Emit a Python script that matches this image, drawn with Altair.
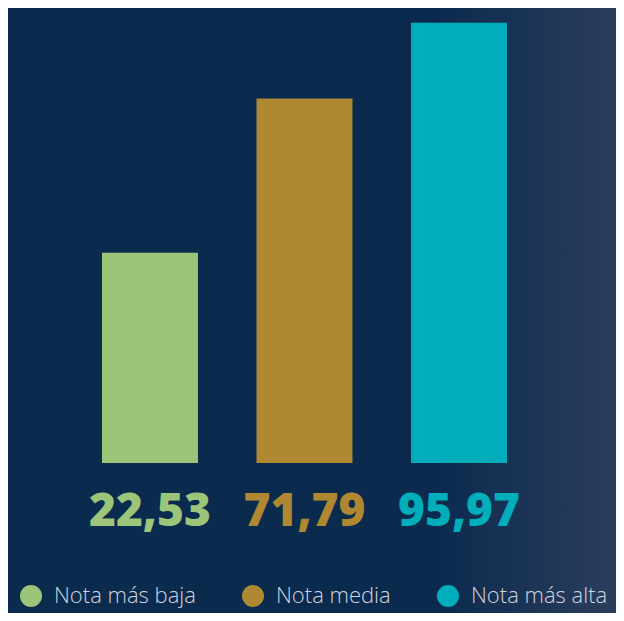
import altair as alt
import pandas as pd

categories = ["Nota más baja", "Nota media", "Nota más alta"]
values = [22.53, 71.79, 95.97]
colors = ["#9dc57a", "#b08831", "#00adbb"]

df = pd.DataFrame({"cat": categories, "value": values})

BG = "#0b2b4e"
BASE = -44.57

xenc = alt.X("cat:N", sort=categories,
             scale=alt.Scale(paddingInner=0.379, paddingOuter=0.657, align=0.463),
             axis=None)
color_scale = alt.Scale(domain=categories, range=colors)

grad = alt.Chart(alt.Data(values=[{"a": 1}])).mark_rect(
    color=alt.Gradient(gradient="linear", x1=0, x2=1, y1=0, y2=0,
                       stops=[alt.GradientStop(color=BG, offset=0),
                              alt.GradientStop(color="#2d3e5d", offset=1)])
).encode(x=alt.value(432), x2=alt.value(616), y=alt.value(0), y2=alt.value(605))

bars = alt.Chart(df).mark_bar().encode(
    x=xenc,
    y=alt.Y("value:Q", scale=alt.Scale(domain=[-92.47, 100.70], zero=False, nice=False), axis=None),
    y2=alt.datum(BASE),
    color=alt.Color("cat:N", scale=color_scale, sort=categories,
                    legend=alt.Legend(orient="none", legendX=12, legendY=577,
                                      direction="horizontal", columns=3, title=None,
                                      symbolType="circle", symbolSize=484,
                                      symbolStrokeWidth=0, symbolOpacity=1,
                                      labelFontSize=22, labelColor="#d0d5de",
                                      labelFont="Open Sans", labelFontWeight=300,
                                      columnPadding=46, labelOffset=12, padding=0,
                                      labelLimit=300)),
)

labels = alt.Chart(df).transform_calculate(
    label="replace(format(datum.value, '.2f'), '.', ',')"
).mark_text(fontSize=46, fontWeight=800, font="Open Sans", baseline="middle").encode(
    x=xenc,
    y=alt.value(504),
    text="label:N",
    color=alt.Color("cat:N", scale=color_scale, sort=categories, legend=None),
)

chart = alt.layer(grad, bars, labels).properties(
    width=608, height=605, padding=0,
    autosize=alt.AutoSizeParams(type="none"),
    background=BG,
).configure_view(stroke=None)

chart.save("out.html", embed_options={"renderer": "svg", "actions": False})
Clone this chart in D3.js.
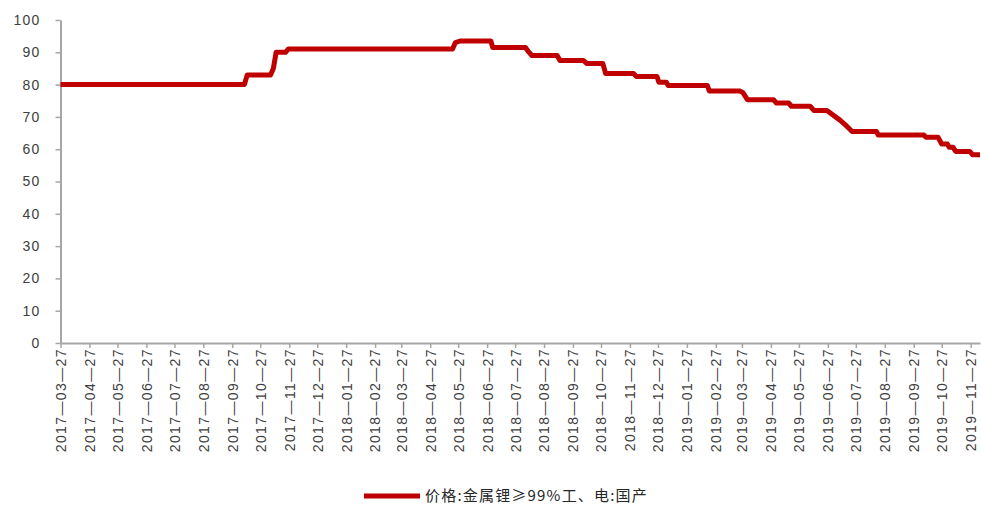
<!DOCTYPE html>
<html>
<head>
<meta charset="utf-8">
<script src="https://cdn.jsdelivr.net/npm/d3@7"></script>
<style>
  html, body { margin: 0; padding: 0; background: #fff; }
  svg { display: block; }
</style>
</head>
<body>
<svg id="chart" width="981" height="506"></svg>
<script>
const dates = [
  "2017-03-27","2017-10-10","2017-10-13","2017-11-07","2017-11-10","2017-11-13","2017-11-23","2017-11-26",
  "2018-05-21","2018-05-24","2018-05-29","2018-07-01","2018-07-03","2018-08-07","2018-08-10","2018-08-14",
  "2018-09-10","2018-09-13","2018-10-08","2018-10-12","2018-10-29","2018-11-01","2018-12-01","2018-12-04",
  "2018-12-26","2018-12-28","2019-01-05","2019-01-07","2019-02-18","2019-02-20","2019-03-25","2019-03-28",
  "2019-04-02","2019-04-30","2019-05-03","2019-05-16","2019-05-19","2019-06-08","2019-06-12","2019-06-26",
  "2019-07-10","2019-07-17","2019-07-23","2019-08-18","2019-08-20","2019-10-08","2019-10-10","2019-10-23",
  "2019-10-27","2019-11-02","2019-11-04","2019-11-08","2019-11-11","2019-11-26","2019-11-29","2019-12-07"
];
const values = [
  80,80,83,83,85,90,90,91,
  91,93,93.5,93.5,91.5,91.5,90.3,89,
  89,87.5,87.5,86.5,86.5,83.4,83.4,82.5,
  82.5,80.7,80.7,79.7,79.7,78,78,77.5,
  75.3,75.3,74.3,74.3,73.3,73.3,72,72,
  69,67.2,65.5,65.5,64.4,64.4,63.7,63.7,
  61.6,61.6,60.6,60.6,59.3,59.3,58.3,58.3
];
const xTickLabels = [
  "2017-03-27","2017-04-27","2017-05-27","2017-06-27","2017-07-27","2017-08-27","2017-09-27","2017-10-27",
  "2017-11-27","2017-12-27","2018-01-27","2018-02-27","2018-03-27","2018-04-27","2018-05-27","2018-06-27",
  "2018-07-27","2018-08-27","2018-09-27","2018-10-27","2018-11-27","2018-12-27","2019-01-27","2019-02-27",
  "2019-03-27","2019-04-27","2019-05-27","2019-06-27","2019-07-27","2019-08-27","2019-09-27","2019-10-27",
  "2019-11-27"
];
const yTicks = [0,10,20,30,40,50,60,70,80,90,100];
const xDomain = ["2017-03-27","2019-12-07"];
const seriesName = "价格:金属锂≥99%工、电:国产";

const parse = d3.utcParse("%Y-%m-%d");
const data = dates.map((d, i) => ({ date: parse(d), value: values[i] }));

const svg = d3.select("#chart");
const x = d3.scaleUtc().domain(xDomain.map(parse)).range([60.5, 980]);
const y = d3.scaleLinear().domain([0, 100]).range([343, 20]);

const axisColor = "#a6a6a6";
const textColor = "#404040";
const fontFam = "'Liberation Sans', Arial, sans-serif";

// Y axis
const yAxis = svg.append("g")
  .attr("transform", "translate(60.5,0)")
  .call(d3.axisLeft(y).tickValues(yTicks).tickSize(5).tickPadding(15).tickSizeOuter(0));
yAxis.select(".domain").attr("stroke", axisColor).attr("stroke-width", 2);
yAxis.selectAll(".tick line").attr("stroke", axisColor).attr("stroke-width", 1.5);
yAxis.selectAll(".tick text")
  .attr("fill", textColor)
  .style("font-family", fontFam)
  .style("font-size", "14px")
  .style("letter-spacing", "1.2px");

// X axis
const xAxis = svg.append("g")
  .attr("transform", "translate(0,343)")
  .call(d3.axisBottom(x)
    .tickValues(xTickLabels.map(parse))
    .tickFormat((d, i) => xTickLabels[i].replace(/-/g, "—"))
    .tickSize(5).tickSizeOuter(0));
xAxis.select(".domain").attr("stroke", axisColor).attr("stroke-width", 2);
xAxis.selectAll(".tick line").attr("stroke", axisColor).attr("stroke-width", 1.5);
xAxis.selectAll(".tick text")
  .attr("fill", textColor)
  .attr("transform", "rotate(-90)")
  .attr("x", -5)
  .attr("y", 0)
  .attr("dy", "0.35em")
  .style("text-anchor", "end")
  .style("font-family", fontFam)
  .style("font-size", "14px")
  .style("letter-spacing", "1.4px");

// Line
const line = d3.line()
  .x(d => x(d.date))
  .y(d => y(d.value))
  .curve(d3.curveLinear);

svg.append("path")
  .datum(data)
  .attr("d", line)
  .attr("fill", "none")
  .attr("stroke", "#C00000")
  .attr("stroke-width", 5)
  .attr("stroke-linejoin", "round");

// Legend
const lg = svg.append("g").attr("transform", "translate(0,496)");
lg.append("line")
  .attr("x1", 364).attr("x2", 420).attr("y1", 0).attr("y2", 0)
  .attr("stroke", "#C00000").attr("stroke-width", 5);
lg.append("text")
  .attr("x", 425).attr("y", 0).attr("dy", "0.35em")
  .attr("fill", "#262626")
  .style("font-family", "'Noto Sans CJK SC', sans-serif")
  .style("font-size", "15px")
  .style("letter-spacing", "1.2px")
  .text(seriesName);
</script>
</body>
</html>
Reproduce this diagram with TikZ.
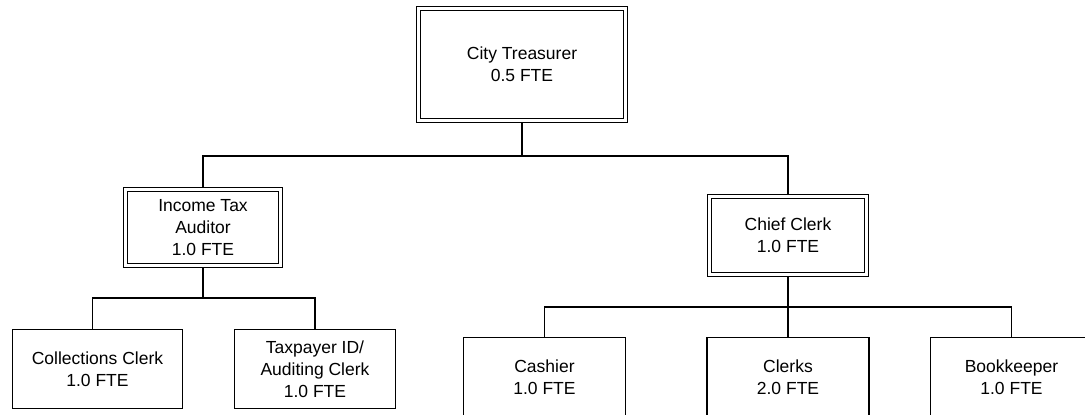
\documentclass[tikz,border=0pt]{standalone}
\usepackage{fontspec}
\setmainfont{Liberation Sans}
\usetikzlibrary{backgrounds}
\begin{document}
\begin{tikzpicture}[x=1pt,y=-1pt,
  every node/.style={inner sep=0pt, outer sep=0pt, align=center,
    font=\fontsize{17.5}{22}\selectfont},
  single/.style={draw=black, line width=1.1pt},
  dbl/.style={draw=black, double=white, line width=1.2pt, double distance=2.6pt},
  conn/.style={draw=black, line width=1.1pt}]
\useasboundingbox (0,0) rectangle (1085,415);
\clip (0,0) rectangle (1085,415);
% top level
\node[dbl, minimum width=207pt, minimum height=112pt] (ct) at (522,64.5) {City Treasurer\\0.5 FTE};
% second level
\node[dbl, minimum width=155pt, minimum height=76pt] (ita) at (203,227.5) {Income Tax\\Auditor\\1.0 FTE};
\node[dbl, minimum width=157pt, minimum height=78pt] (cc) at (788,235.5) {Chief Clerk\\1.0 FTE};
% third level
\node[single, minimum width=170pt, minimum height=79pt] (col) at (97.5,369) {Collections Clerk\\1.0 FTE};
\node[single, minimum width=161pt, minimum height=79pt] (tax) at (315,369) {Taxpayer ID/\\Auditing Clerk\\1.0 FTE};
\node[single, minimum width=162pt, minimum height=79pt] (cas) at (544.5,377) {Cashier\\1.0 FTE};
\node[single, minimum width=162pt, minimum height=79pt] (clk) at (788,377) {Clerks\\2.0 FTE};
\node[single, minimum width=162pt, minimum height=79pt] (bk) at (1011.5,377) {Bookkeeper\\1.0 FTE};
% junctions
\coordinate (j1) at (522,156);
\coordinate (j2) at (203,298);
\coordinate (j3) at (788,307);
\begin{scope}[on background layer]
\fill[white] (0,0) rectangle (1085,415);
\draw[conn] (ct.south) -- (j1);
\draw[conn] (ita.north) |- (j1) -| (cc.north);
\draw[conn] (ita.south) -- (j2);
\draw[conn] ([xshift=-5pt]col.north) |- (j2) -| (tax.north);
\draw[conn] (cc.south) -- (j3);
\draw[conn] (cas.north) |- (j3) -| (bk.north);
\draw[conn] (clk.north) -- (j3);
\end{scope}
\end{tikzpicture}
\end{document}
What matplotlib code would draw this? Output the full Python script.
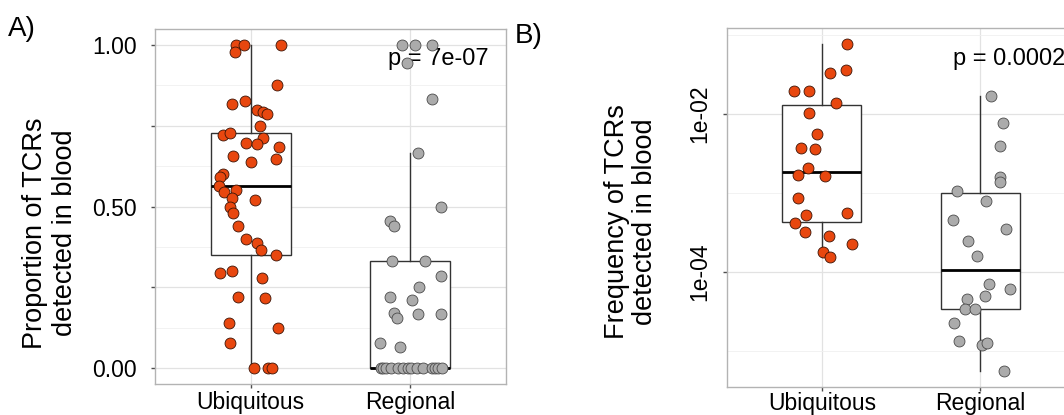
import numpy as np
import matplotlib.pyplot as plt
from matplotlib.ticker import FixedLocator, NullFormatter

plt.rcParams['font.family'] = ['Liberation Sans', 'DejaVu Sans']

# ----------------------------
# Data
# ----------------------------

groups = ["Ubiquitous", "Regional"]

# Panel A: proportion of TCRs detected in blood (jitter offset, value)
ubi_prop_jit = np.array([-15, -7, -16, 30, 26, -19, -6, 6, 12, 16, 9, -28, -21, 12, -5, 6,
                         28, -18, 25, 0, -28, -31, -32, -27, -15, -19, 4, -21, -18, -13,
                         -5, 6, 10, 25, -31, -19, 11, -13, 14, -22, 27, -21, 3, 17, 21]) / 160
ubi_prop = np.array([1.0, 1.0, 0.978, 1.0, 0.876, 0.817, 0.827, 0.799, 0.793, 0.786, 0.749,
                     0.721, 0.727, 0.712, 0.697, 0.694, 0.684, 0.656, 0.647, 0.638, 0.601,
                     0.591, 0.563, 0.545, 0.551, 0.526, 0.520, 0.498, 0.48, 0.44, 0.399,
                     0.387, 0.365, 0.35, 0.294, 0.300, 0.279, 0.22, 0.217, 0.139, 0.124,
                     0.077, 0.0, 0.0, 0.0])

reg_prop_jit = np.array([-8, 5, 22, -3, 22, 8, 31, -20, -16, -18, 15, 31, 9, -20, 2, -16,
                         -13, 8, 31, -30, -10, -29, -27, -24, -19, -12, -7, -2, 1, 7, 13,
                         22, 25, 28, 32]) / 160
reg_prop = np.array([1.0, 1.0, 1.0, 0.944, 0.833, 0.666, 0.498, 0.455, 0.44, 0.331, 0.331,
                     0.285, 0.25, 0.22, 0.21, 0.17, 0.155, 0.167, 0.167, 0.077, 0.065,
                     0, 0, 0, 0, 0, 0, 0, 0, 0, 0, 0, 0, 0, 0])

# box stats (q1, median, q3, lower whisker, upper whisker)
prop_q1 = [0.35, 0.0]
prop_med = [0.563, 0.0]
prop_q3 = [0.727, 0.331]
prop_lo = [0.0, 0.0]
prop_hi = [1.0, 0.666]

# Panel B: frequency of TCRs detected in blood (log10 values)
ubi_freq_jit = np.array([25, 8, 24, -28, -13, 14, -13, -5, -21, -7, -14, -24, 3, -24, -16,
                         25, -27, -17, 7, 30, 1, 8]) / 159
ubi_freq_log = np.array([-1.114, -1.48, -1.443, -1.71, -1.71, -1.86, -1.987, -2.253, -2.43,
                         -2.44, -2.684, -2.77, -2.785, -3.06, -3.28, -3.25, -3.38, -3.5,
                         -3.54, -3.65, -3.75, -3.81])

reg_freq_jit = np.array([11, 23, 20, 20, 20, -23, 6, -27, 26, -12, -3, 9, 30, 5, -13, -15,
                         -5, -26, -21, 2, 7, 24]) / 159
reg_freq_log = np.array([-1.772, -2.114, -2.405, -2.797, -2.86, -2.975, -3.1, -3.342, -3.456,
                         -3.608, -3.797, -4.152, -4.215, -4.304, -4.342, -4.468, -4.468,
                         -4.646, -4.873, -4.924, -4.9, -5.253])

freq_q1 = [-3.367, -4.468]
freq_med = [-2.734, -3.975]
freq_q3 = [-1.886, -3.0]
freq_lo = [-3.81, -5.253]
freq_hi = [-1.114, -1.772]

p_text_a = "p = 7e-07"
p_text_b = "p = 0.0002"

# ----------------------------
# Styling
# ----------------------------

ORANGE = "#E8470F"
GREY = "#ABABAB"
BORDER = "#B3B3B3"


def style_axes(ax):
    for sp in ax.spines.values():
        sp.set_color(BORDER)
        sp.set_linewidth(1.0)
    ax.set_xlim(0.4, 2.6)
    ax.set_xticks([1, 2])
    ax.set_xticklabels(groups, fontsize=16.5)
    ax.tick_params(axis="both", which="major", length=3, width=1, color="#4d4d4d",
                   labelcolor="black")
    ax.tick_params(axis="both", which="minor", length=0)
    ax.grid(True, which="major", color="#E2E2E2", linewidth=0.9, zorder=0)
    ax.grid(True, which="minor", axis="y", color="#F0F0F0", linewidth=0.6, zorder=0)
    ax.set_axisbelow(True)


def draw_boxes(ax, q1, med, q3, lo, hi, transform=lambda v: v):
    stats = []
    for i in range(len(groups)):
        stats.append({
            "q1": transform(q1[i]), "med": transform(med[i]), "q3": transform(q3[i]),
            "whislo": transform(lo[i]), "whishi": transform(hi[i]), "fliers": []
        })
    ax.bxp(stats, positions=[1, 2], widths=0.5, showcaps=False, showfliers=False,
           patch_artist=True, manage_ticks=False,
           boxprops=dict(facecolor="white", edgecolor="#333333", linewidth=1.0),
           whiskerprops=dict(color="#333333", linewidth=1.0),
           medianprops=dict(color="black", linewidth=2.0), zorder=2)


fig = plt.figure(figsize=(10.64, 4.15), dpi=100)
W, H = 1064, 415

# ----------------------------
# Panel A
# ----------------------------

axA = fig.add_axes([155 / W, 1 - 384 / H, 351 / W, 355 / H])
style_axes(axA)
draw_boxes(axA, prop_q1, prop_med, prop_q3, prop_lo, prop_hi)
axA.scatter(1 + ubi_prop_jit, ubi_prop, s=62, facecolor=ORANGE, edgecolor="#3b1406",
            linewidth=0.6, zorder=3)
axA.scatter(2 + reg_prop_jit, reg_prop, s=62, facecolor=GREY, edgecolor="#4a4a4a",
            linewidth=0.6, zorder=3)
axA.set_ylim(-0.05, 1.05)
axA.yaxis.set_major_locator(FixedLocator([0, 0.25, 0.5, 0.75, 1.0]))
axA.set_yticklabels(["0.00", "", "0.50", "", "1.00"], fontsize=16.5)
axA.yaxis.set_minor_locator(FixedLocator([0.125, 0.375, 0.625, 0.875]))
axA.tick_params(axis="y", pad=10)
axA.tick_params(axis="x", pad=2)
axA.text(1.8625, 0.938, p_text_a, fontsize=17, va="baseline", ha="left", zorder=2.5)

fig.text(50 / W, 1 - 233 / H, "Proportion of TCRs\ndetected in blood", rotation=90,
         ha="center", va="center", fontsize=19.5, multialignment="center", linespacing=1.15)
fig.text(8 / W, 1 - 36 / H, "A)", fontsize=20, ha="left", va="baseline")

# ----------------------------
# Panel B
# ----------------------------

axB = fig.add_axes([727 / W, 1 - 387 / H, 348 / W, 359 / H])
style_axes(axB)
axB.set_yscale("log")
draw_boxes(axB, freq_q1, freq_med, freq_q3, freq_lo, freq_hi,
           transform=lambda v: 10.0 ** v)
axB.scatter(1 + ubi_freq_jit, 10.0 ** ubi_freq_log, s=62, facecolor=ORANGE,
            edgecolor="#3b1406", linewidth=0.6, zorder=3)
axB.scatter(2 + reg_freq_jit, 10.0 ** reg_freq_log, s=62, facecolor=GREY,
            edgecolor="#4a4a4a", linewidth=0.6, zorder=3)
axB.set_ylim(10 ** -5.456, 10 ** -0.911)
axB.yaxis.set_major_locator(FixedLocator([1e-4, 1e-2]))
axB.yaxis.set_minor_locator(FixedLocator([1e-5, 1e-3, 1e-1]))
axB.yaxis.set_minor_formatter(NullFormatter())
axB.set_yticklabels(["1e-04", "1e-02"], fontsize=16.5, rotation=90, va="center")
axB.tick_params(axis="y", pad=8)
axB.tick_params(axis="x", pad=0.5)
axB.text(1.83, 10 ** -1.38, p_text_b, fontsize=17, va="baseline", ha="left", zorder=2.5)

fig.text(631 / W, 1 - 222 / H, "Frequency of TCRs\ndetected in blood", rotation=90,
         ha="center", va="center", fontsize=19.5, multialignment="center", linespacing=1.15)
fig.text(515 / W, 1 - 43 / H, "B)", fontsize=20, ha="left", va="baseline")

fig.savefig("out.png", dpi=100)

----

■ WHAT IS REQUIRED: Reproduce, word for word, only the lines in the records above from the line with "Clone this chart in D3.js." through the line with "const data = dates.map((d, i)", including both ends; omit the pictures.

■ WRITTEN RESPONSE:
Clone this chart in D3.js.
<!DOCTYPE html>
<html>
<head>
<meta charset="utf-8">
<script src="https://cdn.jsdelivr.net/npm/d3@7"></script>
<style>
  html, body { margin: 0; padding: 0; background: #fff; }
  svg { display: block; }
</style>
</head>
<body>
<svg id="chart" width="981" height="506"></svg>
<script>
const dates = [
  "2017-03-27","2017-10-10","2017-10-13","2017-11-07","2017-11-10","2017-11-13","2017-11-23","2017-11-26",
  "2018-05-21","2018-05-24","2018-05-29","2018-07-01","2018-07-03","2018-08-07","2018-08-10","2018-08-14",
  "2018-09-10","2018-09-13","2018-10-08","2018-10-12","2018-10-29","2018-11-01","2018-12-01","2018-12-04",
  "2018-12-26","2018-12-28","2019-01-05","2019-01-07","2019-02-18","2019-02-20","2019-03-25","2019-03-28",
  "2019-04-02","2019-04-30","2019-05-03","2019-05-16","2019-05-19","2019-06-08","2019-06-12","2019-06-26",
  "2019-07-10","2019-07-17","2019-07-23","2019-08-18","2019-08-20","2019-10-08","2019-10-10","2019-10-23",
  "2019-10-27","2019-11-02","2019-11-04","2019-11-08","2019-11-11","2019-11-26","2019-11-29","2019-12-07"
];
const values = [
  80,80,83,83,85,90,90,91,
  91,93,93.5,93.5,91.5,91.5,90.3,89,
  89,87.5,87.5,86.5,86.5,83.4,83.4,82.5,
  82.5,80.7,80.7,79.7,79.7,78,78,77.5,
  75.3,75.3,74.3,74.3,73.3,73.3,72,72,
  69,67.2,65.5,65.5,64.4,64.4,63.7,63.7,
  61.6,61.6,60.6,60.6,59.3,59.3,58.3,58.3
];
const xTickLabels = [
  "2017-03-27","2017-04-27","2017-05-27","2017-06-27","2017-07-27","2017-08-27","2017-09-27","2017-10-27",
  "2017-11-27","2017-12-27","2018-01-27","2018-02-27","2018-03-27","2018-04-27","2018-05-27","2018-06-27",
  "2018-07-27","2018-08-27","2018-09-27","2018-10-27","2018-11-27","2018-12-27","2019-01-27","2019-02-27",
  "2019-03-27","2019-04-27","2019-05-27","2019-06-27","2019-07-27","2019-08-27","2019-09-27","2019-10-27",
  "2019-11-27"
];
const yTicks = [0,10,20,30,40,50,60,70,80,90,100];
const xDomain = ["2017-03-27","2019-12-07"];
const seriesName = "价格:金属锂≥99%工、电:国产";

const parse = d3.utcParse("%Y-%m-%d");
const data = dates.map((d, i) => ({ date: parse(d), value: values[i] }));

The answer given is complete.